§ BRIEF
Repeat the lines below exactly as written, please, from the line with "The picture is" to the line with "import numpy as np", both lines included, and no others.
===== AVAILABLE DATA
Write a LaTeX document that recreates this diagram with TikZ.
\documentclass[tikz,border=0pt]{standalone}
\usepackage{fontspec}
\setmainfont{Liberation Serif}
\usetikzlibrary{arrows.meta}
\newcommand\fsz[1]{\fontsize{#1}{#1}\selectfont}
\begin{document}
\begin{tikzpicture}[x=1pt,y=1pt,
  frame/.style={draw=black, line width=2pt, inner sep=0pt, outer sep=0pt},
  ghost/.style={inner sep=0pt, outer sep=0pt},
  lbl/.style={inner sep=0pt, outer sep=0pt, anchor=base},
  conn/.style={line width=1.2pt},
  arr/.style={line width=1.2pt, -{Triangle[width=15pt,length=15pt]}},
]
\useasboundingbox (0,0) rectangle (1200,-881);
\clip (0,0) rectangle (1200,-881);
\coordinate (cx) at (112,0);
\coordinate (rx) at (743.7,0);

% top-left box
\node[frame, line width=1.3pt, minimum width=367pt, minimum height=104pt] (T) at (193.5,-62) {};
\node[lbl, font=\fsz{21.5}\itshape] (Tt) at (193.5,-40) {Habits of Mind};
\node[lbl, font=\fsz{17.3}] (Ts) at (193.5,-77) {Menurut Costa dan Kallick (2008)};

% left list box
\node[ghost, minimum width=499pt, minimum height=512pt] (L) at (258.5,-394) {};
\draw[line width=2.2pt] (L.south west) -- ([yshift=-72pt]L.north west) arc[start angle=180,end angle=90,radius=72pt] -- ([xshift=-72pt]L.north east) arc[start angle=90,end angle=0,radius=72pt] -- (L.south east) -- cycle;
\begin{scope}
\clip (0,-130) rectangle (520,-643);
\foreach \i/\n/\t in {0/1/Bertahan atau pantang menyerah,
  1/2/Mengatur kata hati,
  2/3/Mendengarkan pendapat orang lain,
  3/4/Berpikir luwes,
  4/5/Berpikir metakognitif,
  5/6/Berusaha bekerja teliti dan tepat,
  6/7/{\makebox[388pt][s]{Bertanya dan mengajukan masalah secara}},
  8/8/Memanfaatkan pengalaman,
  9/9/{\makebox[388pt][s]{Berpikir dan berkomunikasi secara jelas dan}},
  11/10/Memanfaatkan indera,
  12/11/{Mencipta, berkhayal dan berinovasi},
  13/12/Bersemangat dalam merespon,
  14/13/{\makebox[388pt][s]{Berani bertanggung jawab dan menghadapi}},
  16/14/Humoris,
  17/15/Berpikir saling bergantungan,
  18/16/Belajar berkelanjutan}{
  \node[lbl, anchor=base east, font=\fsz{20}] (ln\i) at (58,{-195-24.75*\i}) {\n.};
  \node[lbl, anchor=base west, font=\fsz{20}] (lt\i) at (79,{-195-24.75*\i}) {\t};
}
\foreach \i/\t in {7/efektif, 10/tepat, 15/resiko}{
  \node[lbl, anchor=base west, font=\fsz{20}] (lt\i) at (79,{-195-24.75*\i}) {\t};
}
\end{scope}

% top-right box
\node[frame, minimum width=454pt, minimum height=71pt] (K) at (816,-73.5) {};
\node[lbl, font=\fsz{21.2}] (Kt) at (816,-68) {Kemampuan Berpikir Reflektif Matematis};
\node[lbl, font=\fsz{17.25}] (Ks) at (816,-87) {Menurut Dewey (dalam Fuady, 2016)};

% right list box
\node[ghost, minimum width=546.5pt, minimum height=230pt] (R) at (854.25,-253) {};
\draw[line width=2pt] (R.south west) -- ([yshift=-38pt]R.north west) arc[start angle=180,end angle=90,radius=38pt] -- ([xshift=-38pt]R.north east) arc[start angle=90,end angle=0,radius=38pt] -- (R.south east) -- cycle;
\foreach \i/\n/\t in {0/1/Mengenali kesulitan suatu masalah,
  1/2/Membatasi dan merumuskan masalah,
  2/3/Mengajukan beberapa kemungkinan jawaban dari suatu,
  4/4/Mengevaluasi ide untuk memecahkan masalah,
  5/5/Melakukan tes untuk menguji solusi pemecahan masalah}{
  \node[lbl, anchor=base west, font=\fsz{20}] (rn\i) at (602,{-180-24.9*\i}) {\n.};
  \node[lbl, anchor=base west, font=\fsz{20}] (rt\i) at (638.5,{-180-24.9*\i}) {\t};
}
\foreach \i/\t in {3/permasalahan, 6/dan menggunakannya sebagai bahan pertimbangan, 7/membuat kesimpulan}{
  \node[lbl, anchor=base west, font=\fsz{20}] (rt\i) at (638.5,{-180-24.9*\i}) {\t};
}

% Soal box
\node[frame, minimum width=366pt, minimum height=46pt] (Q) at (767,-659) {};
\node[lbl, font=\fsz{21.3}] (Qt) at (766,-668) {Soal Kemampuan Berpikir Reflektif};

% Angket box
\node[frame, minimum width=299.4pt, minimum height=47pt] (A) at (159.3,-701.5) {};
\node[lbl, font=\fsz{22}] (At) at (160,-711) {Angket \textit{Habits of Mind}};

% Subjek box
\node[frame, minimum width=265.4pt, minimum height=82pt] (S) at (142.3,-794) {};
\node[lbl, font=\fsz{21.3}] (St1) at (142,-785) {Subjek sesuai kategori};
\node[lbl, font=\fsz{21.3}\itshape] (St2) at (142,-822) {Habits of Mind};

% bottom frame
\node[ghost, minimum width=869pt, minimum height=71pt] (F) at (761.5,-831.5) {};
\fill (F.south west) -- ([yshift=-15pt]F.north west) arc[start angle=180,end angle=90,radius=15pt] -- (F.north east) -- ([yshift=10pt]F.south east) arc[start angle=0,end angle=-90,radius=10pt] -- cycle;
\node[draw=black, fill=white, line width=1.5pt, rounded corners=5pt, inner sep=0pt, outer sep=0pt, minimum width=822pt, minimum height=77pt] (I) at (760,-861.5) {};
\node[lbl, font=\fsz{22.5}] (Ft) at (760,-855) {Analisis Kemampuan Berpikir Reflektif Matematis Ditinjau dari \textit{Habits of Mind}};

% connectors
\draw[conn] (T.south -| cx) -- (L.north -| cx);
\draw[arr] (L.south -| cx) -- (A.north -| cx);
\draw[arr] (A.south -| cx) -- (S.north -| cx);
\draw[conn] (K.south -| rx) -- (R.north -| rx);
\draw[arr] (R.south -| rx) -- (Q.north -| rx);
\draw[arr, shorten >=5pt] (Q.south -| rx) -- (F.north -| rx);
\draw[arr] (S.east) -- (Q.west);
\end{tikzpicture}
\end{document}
==========
===== AVAILABLE DATA
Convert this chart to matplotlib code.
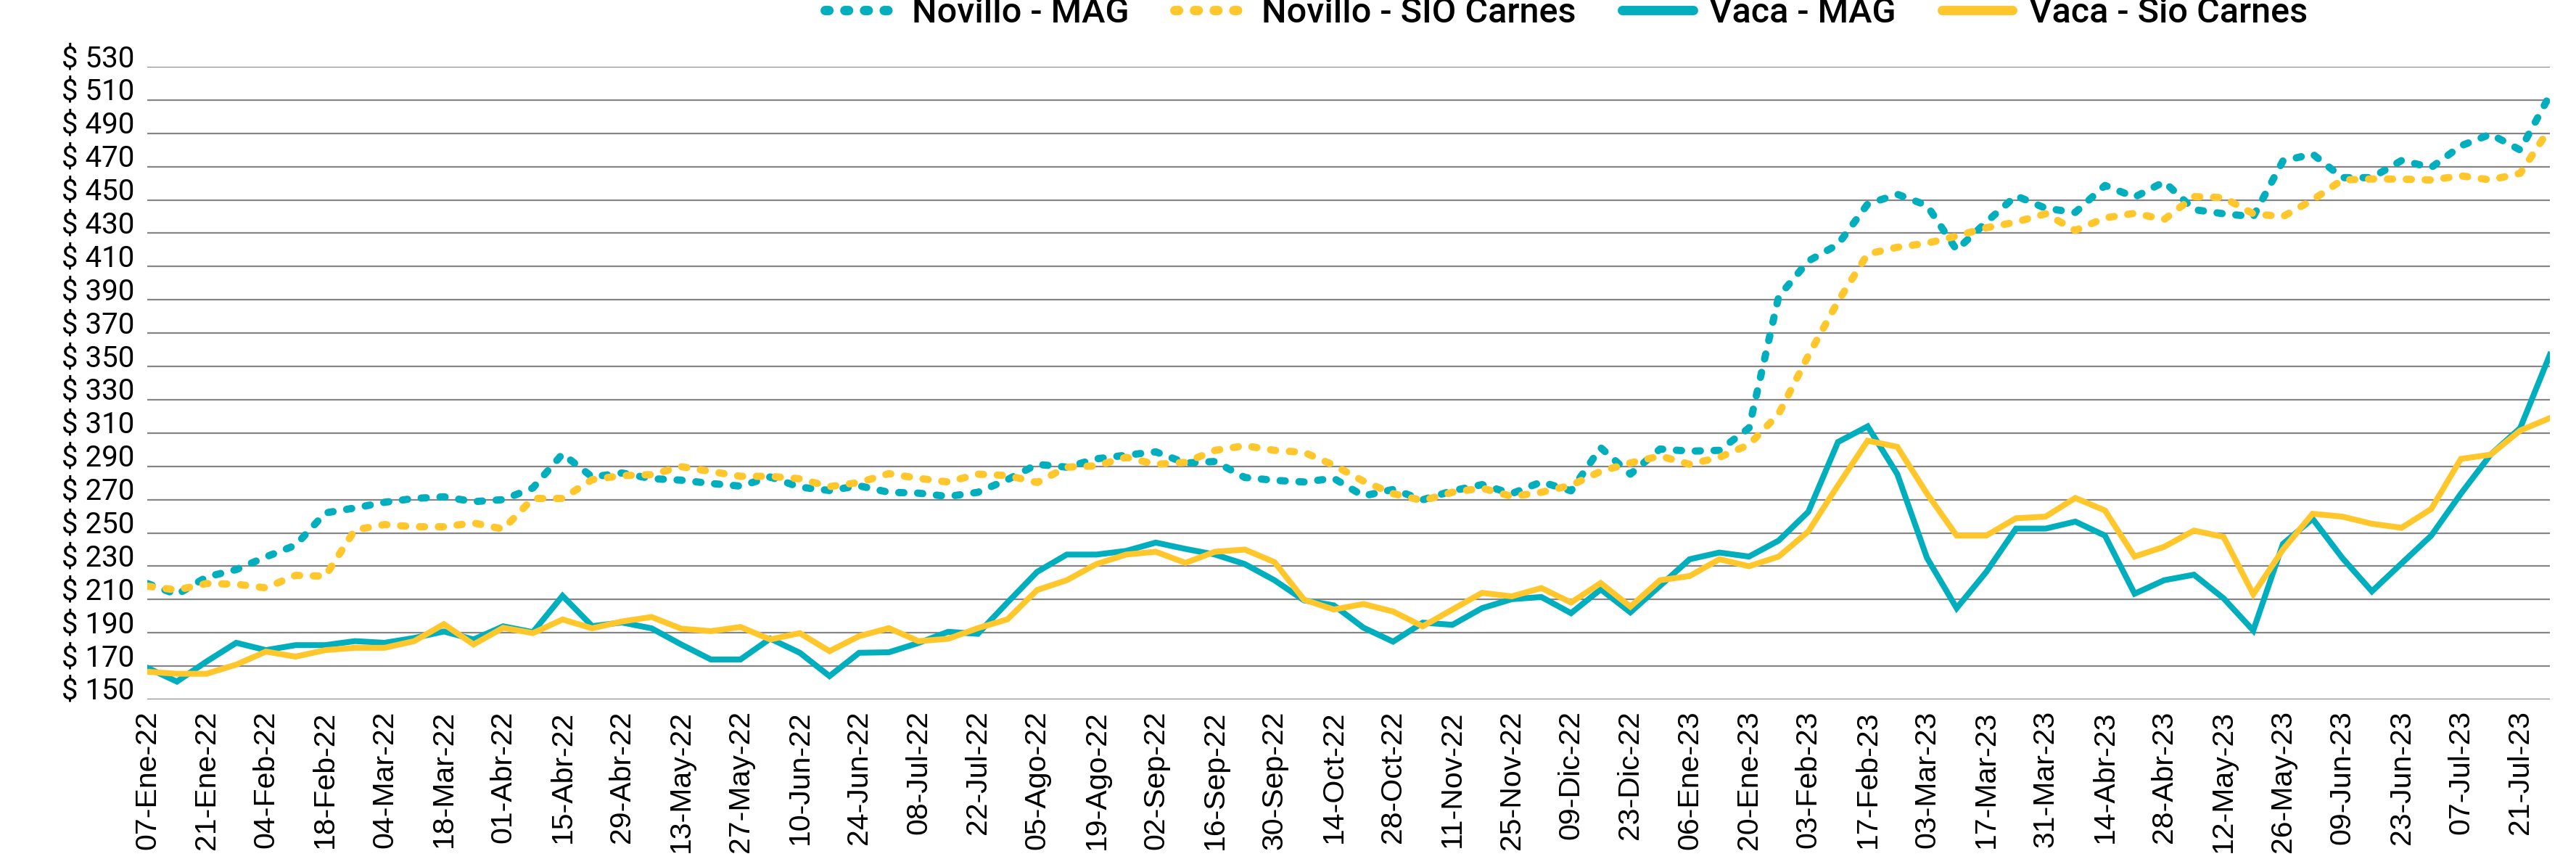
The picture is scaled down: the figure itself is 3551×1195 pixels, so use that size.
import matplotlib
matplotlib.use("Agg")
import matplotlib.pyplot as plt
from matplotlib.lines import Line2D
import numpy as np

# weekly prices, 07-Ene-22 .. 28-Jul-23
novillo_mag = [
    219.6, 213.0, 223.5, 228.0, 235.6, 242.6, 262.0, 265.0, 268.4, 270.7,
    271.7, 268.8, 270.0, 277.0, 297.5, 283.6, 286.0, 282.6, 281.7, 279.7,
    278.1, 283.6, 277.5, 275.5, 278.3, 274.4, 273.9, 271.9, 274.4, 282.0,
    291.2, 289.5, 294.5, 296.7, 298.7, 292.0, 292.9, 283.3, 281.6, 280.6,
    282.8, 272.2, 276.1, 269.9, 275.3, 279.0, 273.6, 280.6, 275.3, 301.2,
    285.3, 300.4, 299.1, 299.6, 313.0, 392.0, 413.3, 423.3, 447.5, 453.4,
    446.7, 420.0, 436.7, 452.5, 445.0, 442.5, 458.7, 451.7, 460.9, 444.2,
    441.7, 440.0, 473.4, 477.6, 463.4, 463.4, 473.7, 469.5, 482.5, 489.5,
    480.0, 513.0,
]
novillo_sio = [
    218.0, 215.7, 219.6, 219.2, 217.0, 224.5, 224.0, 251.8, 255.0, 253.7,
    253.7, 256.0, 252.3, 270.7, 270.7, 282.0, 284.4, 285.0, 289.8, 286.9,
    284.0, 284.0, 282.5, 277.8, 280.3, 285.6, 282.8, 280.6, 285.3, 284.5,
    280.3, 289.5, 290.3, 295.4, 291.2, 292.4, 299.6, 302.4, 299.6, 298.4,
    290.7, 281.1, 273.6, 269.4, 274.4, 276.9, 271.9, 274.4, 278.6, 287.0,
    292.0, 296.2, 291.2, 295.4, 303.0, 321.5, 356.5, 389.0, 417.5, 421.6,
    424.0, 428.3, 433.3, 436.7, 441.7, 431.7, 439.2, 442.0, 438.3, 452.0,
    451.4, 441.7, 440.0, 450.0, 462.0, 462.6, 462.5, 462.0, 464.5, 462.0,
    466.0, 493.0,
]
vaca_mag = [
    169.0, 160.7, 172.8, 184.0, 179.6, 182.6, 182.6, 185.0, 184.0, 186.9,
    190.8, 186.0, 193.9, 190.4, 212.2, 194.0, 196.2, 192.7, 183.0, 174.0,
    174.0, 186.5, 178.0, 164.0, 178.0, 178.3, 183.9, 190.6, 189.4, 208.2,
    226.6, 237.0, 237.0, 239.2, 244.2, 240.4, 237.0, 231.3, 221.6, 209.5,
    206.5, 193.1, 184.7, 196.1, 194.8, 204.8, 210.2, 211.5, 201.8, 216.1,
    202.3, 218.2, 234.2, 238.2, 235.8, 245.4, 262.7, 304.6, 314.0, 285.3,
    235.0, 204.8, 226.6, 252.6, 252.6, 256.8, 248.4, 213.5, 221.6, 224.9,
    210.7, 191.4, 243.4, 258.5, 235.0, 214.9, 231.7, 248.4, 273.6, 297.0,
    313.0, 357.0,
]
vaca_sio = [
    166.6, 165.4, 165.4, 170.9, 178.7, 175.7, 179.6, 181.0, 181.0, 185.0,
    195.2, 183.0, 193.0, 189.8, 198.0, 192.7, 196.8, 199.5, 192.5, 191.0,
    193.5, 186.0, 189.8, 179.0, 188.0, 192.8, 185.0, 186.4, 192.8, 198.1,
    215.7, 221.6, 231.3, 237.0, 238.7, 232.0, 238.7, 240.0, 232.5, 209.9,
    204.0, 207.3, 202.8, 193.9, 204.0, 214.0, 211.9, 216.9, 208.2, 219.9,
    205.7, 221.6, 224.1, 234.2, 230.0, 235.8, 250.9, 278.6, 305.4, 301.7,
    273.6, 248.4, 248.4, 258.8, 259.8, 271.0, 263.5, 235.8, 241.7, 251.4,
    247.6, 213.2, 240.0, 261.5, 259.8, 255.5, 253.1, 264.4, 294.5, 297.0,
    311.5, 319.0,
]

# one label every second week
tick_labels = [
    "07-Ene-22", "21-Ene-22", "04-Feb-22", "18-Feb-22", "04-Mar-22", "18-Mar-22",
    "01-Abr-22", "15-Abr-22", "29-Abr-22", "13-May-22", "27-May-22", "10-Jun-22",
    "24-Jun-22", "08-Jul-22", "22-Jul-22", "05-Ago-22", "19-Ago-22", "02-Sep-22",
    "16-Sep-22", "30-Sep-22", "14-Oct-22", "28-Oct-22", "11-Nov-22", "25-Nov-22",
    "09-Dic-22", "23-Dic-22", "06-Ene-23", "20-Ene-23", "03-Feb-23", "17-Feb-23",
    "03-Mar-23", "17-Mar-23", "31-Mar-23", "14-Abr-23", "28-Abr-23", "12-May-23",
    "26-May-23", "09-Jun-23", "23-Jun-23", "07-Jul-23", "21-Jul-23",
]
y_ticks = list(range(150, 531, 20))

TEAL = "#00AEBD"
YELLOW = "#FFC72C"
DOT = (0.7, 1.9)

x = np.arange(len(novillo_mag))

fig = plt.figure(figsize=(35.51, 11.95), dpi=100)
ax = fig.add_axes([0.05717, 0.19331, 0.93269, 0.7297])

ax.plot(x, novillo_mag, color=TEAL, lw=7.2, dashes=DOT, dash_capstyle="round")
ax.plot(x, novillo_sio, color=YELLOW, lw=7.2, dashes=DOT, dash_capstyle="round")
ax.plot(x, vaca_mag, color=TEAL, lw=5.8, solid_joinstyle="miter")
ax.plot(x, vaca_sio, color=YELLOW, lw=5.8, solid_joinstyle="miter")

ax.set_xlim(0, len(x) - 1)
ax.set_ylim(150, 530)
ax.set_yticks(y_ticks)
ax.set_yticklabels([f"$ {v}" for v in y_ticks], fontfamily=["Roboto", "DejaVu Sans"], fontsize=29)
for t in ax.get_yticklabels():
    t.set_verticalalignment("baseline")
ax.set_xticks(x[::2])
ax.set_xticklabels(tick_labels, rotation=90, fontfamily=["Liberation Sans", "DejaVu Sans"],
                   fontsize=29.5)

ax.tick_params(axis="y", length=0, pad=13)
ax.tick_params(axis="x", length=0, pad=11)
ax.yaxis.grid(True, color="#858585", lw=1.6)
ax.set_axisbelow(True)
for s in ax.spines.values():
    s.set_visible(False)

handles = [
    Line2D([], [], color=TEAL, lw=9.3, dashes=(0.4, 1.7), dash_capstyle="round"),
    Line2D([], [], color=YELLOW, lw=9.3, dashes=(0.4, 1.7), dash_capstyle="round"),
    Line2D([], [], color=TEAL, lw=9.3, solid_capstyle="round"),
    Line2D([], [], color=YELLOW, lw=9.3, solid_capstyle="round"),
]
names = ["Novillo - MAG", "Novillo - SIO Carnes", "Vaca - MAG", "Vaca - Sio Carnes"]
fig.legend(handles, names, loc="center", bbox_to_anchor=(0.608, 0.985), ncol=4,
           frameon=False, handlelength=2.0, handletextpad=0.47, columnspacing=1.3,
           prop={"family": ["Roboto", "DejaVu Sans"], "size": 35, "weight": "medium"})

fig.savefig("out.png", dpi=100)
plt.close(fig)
==========
§ WRITTEN SOLUTION
The picture is scaled down: the figure itself is 3551×1195 pixels, so use that size.
import matplotlib
matplotlib.use("Agg")
import matplotlib.pyplot as plt
from matplotlib.lines import Line2D
import numpy as np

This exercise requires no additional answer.